INPUT MATERIAL ▸
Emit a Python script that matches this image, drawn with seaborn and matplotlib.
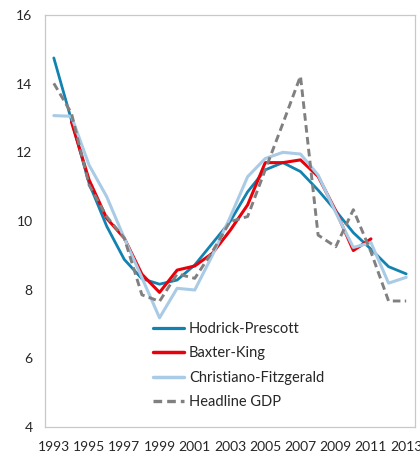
import numpy as np
import pandas as pd
import matplotlib
matplotlib.use("Agg")
import matplotlib.pyplot as plt
from matplotlib.lines import Line2D
import seaborn as sns

# data (per cent)
years = list(range(1993, 2014))
hodrick_prescott = [14.75, 12.94, 11.1, 9.85, 8.88, 8.32, 8.16, 8.28, 8.72, 9.35, 9.98,
                    10.85, 11.49, 11.7, 11.44, 10.9, 10.3, 9.66, 9.18, 8.67, 8.46]
baxter_king = [np.nan, 12.89, 11.2, 10.08, 9.5, 8.45, 7.92, 8.57, 8.69, 9.06, 9.72,
               10.47, 11.7, 11.7, 11.78, 11.3, 10.3, 9.14, 9.48, np.nan, np.nan]
christiano_fitzgerald = [13.07, 13.05, 11.63, 10.71, 9.5, 8.35, 7.18, 8.04, 7.99, 9.0, 10.1,
                         11.29, 11.82, 12.0, 11.95, 11.34, 10.25, 9.23, 9.37, 8.19, 8.36]
headline_gdp = [14.01, 13.14, 11.05, 10.13, 9.5, 7.85, 7.66, 8.46, 8.33, 9.11, 9.98,
                10.13, 11.49, 12.84, 14.22, 9.59, 9.25, 10.33, 9.1, 7.67, 7.67]

series = {
    "Hodrick-Prescott": hodrick_prescott,
    "Baxter-King": baxter_king,
    "Christiano-Fitzgerald": christiano_fitzgerald,
    "Headline GDP": headline_gdp,
}
df = pd.concat(
    [pd.DataFrame({"year": years, "value": vals, "series": name}) for name, vals in series.items()],
    ignore_index=True,
)

palette = {
    "Hodrick-Prescott": "#1283b0",
    "Baxter-King": "#e8000b",
    "Christiano-Fitzgerald": "#a9cbe6",
    "Headline GDP": "#808080",
}
gdp_dash = (2.6, 1.5)
widths = {"Hodrick-Prescott": 2.0, "Baxter-King": 2.2,
          "Christiano-Fitzgerald": 2.2, "Headline GDP": 2.1}

sns.set_style("white")
plt.rcParams["font.family"] = ["Lato", "DejaVu Sans"]

fig = plt.figure(figsize=(4.2, 4.55), dpi=100)
ax = fig.add_axes([45 / 420, 28 / 455, 370 / 420, 412 / 455])

# drawn in legend order, later series on top (as in the original)
for z, name in enumerate(series):
    sub = df[df["series"] == name].dropna()
    sns.lineplot(data=sub, x="year", y="value", color=palette[name], lw=widths[name],
                 ax=ax, zorder=2 + z)
    if name == "Headline GDP":
        ax.lines[-1].set_dashes(gdp_dash)

ax.set_xlim(1992.5, 2013.5)
ax.set_ylim(4, 16)
ax.set_xlabel("")
ax.set_ylabel("")

# category boundaries as tick marks, labels on every other year
ax.set_xticks(np.arange(1992.5, 2014, 1))
ax.set_xticklabels([])
ax.set_xticks(years[::2], minor=True)
ax.set_xticklabels([str(y) for y in years[::2]], minor=True, fontsize=10)
ax.tick_params(axis="x", which="major", direction="in", length=4, color="#bfbfbf", width=0.8)
ax.tick_params(axis="x", which="minor", length=0, pad=10)
ax.set_yticks([4, 6, 8, 10, 12, 14, 16])
ax.tick_params(axis="y", direction="in", length=5, color="#bfbfbf", width=0.8, labelsize=10, pad=9)

for sp in ax.spines.values():
    sp.set_color("#c8c8c8")
    sp.set_linewidth(0.9)

# legend
handles = []
for name in series:
    h = Line2D([], [], color=palette[name], lw=widths[name] + 0.3)
    if name == "Headline GDP":
        h.set_dashes(gdp_dash)
    handles.append(h)
ax.legend(handles, list(series.keys()), loc="upper left", bbox_to_anchor=(0.292, 0.255),
          frameon=False, fontsize=10.5, handlelength=2.1, handletextpad=0.35,
          labelspacing=0.72, borderaxespad=0, borderpad=0)

# clipped unit label at the top of the picture
fig.text(13 / 420, 1.0 + 4 / 455, "(% per cent)", color="#1283b0", fontsize=11, va="bottom")

fig.savefig("out.png", dpi=100)
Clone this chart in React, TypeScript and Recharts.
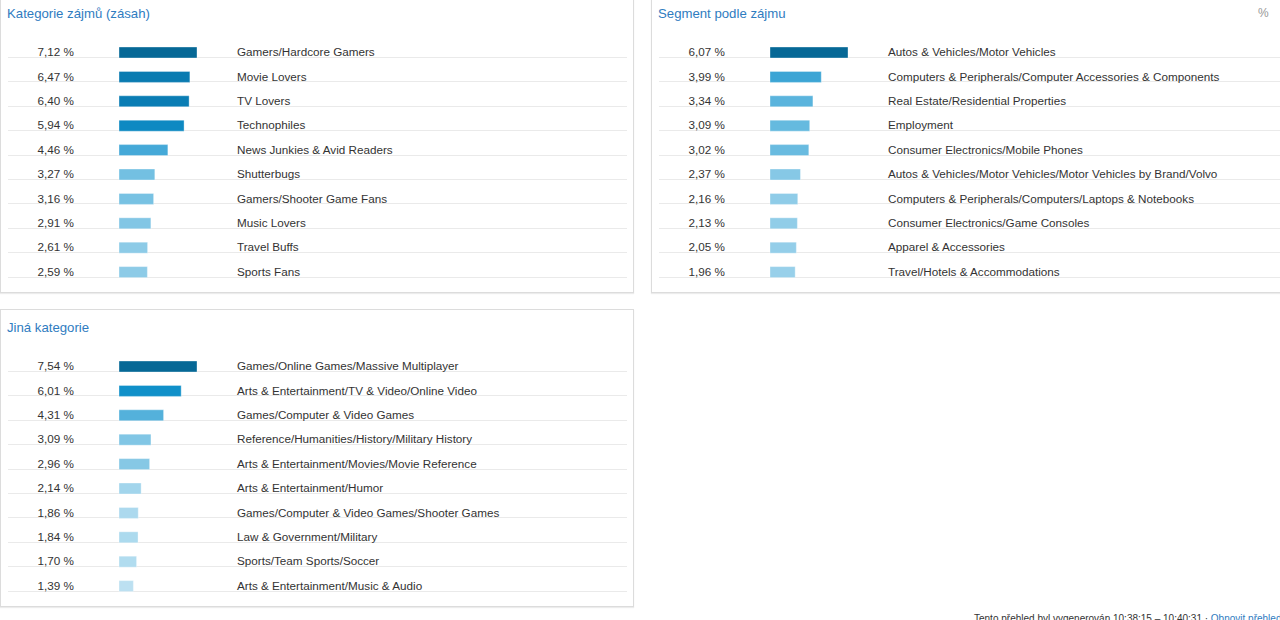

EXERCISE PROMPT ▸
Which lines hold the word "chart"? Return all of them from the records above.

ANSWER TO THIS EXERCISE ▸
Clone this chart in React, TypeScript and Recharts.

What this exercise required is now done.